** Record extracts **
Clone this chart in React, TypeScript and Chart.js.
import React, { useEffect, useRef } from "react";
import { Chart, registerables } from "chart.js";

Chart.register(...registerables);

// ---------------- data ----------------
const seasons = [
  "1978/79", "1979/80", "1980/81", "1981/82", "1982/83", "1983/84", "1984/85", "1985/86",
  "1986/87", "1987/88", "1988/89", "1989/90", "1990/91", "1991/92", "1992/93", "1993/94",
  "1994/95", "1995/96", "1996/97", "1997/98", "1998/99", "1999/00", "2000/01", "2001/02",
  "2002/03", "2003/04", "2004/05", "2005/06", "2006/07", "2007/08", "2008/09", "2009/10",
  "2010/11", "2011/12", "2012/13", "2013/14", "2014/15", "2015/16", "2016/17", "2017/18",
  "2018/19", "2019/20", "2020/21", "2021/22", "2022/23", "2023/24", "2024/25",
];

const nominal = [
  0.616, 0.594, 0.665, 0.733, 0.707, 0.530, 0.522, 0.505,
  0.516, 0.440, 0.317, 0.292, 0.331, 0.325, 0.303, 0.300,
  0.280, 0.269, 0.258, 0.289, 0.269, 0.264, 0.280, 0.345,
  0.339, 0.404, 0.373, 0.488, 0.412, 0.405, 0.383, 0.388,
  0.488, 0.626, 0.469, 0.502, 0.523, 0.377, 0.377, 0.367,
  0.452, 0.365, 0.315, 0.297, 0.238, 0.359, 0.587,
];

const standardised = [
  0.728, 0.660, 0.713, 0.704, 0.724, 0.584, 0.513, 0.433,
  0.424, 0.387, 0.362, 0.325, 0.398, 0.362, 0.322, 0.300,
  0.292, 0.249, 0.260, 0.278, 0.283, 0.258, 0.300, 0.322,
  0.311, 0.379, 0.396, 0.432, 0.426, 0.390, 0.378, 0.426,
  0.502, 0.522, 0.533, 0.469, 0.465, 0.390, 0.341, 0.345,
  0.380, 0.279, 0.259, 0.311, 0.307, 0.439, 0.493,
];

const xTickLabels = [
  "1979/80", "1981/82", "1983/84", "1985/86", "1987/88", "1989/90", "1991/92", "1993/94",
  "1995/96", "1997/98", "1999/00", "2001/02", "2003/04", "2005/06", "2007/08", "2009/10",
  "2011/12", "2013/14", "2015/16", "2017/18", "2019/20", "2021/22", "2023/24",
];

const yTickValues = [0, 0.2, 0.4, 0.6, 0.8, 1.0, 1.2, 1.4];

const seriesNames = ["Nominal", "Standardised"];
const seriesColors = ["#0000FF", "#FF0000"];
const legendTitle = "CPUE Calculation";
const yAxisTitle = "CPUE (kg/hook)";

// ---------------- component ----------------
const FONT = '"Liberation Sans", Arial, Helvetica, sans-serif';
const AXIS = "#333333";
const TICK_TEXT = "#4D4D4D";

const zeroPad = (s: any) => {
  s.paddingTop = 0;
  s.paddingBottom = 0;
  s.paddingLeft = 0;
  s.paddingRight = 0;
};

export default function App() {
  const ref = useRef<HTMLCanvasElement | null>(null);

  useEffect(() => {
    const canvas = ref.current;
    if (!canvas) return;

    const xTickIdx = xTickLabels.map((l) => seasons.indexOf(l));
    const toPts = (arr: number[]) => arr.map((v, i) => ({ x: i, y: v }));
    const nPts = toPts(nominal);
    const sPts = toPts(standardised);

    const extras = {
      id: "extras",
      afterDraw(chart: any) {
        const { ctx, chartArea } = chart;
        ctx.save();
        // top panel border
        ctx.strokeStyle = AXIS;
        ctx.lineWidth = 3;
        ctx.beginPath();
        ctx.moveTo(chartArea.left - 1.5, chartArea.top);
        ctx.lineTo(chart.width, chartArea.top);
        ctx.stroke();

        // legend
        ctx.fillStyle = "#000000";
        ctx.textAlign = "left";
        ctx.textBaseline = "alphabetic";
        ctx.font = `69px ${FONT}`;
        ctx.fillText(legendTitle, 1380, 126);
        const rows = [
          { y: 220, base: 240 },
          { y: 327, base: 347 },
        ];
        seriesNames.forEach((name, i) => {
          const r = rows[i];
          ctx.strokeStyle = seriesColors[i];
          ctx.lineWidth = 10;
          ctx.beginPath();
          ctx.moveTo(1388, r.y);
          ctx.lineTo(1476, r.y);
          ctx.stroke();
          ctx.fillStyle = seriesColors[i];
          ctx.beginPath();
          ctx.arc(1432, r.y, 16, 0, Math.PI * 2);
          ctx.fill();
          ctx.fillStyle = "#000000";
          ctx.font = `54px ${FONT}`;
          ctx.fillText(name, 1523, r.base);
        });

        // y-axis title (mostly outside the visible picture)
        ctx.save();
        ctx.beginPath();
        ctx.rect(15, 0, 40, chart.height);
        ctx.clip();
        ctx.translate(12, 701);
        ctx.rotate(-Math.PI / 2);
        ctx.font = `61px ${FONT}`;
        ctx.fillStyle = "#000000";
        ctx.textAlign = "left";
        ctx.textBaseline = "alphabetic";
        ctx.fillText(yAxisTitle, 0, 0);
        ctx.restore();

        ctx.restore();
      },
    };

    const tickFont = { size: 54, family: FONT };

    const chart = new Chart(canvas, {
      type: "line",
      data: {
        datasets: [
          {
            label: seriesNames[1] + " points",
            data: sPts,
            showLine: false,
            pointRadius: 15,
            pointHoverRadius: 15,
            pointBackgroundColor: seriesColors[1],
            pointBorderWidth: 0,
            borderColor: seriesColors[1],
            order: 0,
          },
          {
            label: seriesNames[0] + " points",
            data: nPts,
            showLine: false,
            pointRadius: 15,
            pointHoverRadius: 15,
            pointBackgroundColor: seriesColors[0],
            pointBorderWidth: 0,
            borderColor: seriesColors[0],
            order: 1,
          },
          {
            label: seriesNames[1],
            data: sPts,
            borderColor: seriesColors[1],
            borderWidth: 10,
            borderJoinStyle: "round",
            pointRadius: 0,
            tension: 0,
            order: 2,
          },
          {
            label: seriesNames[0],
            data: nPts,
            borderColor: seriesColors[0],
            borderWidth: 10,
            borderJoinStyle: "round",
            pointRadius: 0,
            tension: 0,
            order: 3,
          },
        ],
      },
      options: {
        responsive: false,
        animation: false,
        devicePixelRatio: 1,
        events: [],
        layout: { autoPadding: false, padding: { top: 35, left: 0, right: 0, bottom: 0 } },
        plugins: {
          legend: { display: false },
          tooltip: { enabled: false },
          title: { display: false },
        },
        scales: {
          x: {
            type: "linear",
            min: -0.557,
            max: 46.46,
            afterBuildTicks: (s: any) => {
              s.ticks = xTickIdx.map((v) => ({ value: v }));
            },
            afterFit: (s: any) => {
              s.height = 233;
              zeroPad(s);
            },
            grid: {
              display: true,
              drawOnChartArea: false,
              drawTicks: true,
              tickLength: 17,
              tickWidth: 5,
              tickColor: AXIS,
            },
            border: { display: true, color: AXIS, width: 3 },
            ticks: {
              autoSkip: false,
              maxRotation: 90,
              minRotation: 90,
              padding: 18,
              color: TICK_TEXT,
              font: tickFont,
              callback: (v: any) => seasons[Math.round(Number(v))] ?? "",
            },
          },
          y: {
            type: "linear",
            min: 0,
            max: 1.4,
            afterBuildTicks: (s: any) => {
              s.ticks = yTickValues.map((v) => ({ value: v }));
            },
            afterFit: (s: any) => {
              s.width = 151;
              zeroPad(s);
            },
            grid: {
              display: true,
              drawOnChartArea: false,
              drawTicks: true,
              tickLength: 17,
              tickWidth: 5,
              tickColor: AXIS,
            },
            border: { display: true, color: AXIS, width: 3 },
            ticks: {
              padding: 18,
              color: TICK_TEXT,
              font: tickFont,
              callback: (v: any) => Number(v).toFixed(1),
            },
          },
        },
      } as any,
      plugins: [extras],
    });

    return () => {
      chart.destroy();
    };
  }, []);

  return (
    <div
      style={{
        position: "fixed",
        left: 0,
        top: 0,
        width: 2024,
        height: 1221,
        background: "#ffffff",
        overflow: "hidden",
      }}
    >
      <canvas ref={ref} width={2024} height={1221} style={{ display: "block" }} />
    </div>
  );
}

* * *

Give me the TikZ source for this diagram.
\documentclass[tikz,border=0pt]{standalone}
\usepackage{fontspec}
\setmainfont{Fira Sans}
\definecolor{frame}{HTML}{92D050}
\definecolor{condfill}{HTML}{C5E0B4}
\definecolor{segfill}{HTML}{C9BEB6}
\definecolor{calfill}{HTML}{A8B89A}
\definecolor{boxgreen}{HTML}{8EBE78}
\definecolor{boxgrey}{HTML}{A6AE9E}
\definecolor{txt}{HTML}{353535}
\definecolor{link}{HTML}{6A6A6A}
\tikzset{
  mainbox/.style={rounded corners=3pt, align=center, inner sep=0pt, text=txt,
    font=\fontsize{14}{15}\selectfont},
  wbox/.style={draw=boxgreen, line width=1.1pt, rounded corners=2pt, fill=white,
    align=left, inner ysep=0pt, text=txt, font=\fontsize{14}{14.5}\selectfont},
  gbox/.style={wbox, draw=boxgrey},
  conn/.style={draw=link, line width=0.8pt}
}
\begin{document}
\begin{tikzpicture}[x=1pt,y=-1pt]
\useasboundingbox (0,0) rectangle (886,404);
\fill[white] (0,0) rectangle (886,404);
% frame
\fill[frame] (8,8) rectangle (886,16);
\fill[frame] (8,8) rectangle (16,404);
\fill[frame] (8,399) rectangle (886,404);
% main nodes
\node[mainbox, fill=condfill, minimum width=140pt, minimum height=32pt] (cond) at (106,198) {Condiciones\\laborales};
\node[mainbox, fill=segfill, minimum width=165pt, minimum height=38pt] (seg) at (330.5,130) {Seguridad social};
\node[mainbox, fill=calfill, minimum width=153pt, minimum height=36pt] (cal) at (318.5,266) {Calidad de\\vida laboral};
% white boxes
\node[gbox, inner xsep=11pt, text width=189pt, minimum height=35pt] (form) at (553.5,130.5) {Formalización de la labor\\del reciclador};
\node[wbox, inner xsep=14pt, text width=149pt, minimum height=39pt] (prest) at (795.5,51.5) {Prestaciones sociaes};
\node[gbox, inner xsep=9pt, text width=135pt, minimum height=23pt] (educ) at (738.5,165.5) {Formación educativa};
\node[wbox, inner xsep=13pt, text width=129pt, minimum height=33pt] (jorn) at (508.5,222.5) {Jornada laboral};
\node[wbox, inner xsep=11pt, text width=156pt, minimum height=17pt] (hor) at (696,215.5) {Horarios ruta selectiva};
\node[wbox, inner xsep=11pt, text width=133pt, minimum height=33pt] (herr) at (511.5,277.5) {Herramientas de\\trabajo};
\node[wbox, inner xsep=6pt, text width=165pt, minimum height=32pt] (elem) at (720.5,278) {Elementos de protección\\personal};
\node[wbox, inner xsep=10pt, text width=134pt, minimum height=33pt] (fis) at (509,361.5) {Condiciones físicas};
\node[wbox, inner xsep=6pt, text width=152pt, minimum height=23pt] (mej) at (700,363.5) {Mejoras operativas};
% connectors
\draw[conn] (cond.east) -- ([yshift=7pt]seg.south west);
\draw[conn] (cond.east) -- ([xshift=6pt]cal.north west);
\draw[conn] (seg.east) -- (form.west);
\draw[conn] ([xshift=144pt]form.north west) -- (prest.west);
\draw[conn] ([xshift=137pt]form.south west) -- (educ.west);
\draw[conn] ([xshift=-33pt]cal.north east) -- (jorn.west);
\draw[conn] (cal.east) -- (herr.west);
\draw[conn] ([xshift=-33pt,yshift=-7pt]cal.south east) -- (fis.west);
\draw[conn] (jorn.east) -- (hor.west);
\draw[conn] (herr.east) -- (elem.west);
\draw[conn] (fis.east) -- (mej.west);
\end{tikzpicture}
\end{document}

** Problem statement **
In the listing above, find the line containing "Clone this chart" and the line containing "Chart.register(...registerables);". Output them and every line between, exactly, and nothing else.

** Answer to the task **
Clone this chart in React, TypeScript and Chart.js.
import React, { useEffect, useRef } from "react";
import { Chart, registerables } from "chart.js";

Chart.register(...registerables);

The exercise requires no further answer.